‘Patroon van de Amazone’ verfoeide slavernij
Geschreven portret Peerke Donders in Surinaams Bisdomblad ‘Omhoog’
Op geen mis te verstane manier heeft bisschop Karel Choennie van Suriname in het Surinaamse bisdomblad ‘Omhoog’ zijn menig gegeven over het feit dat in Nederland geen spijt wordt betuigd voor het slavernijverleden.
Nadat hij heeft beschreven hoe Peerke Donders gruwde van de zweepslagen die tegen betaling aan de staat aan slaven (hij gebruikt nooit het woord slaafgemaakten) werden toegediend achter Fort Zeelandia (deze plek kun je nog altijd bezoeken), stelt bisschop Choennie: ‘De gruwelijkheden bonden plaats in naam van de koning der Nederlanden. Het is voor mij daarom onbegrijpelijk, dat vooraanstaande Nederlandse politici zich in allerlei bochten wringen om geen spijt te betuigen of excuses aan te bieden voor het leed dat de Nederlandse staat berokkend heeft. Het is beslist onvoldoende om te zeggen dat het andere tijden waren. Misschien hebben de politici de brieven van Petrus Donders nooit gelezen. Dan wordt het de hoogste tijd. De koning zou zich hierover eens moeten uitspreken.’
Bisschop Karel Choennie schreef een portret over Peerke Donders op verzoek van het tijdschrift Gerardus. Dit wordt door de redemptoristen uitgegeven. De hoofdredacteur is Henk Erinkveld, bestuurslid van de Stichting Petrus Donders Tilburg. Het geschreven portret is in twee afleveringen gepubliceerd. Wie de totale tekst wil lezen (een aanrader) kan deze opvragen bij coördinator Esther Becx van het Peerke Donders Paviljoen, info@peerkedonders.nl.
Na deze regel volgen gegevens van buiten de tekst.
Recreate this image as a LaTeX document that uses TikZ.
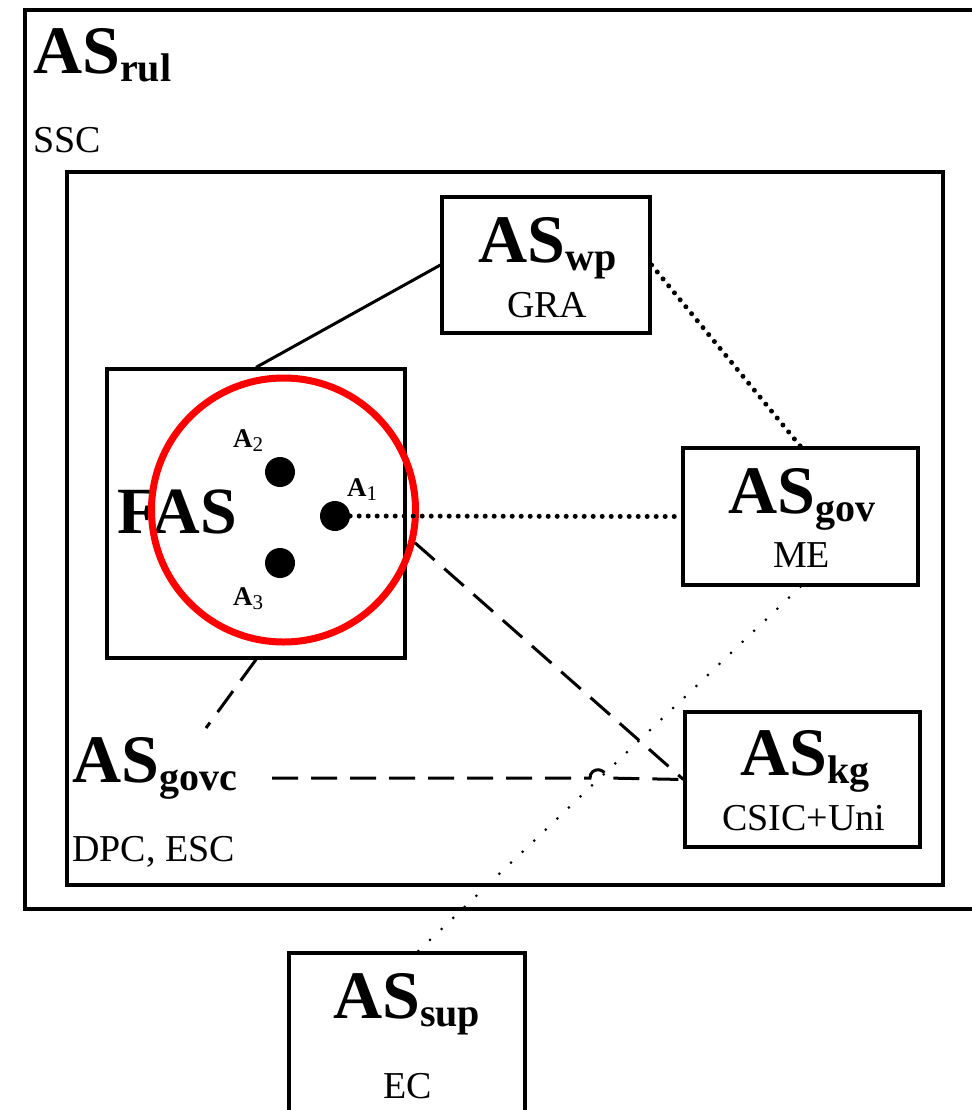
\documentclass[tikz,border=0pt]{standalone}
\usepackage{fontspec}
\setmainfont{Liberation Serif}
\newcommand\aslab[1]{{\fontsize{68}{68}\selectfont\bfseries AS}{\fontsize{40}{40}\selectfont\bfseries\raisebox{-8pt}{#1}}}
\newcommand\alab[1]{{\fontsize{27}{27}\selectfont\bfseries A}{\fontsize{21}{21}\selectfont\raisebox{-4pt}{#1}}}
\begin{document}
\begin{tikzpicture}[x=1pt,y=-1pt,
  box/.style={draw,line width=3.2pt,inner sep=0pt},
  lab/.style={inner sep=0pt,anchor=base west},
  sm/.style={inner sep=0pt,anchor=base west,font=\fontsize{38}{38}\selectfont},
  dotn/.style={circle,fill=black,minimum size=30pt,inner sep=0pt},
  solidc/.style={line width=3pt},
  densedot/.style={line width=5pt,line cap=round,dash pattern=on 0pt off 9pt},
  sparsedot/.style={line width=3pt,line cap=round,dash pattern=on 0pt off 16pt},
  dashc/.style={line width=3pt,dash pattern=on 26pt off 13pt}]
\useasboundingbox (0,0) rectangle (971,1110);
\fill[white] (0,0) rectangle (971,1110);
% frames
\draw[line width=4.5pt] (25,10) rectangle (1000,909);
\draw[line width=3.5pt] (67,172) rectangle (943,885);
\node[lab] (rulT) at (33,74) {\aslab{rul}};
\node[sm] (rulS) at (33,153) {SSC};
% boxes
\node[box,minimum width=208pt,minimum height=136pt] (wp) at (546,265) {};
\node[lab] (wpT) at (478,262) {\aslab{wp}};
\node[sm] (wpS) at (507,317) {GRA};
\node[box,minimum width=235pt,minimum height=137pt] (gov) at (800.5,516.5) {};
\node[lab] (govT) at (728,513) {\aslab{gov}};
\node[sm] (govS) at (773,567) {ME};
\node[box,minimum width=235pt,minimum height=135pt] (kg) at (802.5,779.5) {};
\node[lab] (kgT) at (740,775) {\aslab{kg}};
\node[sm] (kgS) at (722,830) {CSIC+Uni};
\node[box,minimum width=236pt,minimum height=214pt] (sup) at (407,1060) {};
\node[lab] (supT) at (333,1018) {\aslab{sup}};
\node[sm] (supS) at (383,1098) {EC};
\node[lab] (govcT) at (72,782) {\aslab{govc}};
\node[sm] (govcS) at (72,861) {DPC, ESC};
% FAS
\node[box,minimum width=298pt,minimum height=289pt] (fas) at (256,513.5) {};
\node[lab,font=\fontsize{66}{66}\selectfont\bfseries] (fasT) at (117,533) {FAS};
\node[dotn] (a1) at (335,516) {};
\node[dotn] (a2) at (280,472) {};
\node[dotn] (a3) at (280,563) {};
\node[lab] (a1L) at (347,496) {\alab{1}};
\node[lab] (a2L) at (233,447) {\alab{2}};
\node[lab] (a3L) at (233,605) {\alab{3}};
\node[circle,draw=red,line width=7pt,minimum size=264pt,inner sep=0pt] (fasc) at (283.5,510) {};
% connectors
\coordinate (govcEnd) at (206,728);
\coordinate (govcStart) at (272,778);
\coordinate (hopL) at (590,778);
\coordinate (hopR) at (606,778);
\draw[solidc] (fas.north) -- (wp.west);
\draw[densedot] (wp.east) -- (gov.north);
\draw[densedot] (a1.east) -- (gov.west);
\draw[dashc] (fasc.-14) -- (kg.west);
\draw[dashc] (fas.south) -- (govcEnd);
\draw[dashc] (govcStart) -- (hopL) .. controls (590,767) and (606,767) .. (hopR) -- (kg.west);
\draw[sparsedot] (gov.south) -- ([xshift=11pt]sup.north);
\end{tikzpicture}
\end{document}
Zeer behartenswaardig voor de Nederlanders is ook hoe Peerke Donders tegenwoordig (onder meer) wordt gezien in Suriname. Veel meer dan in Nederland is de bevolking verontrust over de aantasting van het Aamazonegebied. De leprakolonie Batavia waar Peerke Donders het grootste deel van zijn leven werkte ligt in de Amazone. Bisschop Karel Choennie noemt de Tilburgse missionaris de ‘Patroon van de Amazone’. ‘Hij (Peerke Donders red.) blijft mij inspireren, zeker nu de Amazone bedreigd wordt door dezelfde hebzucht waarvan hij een afschuw had.’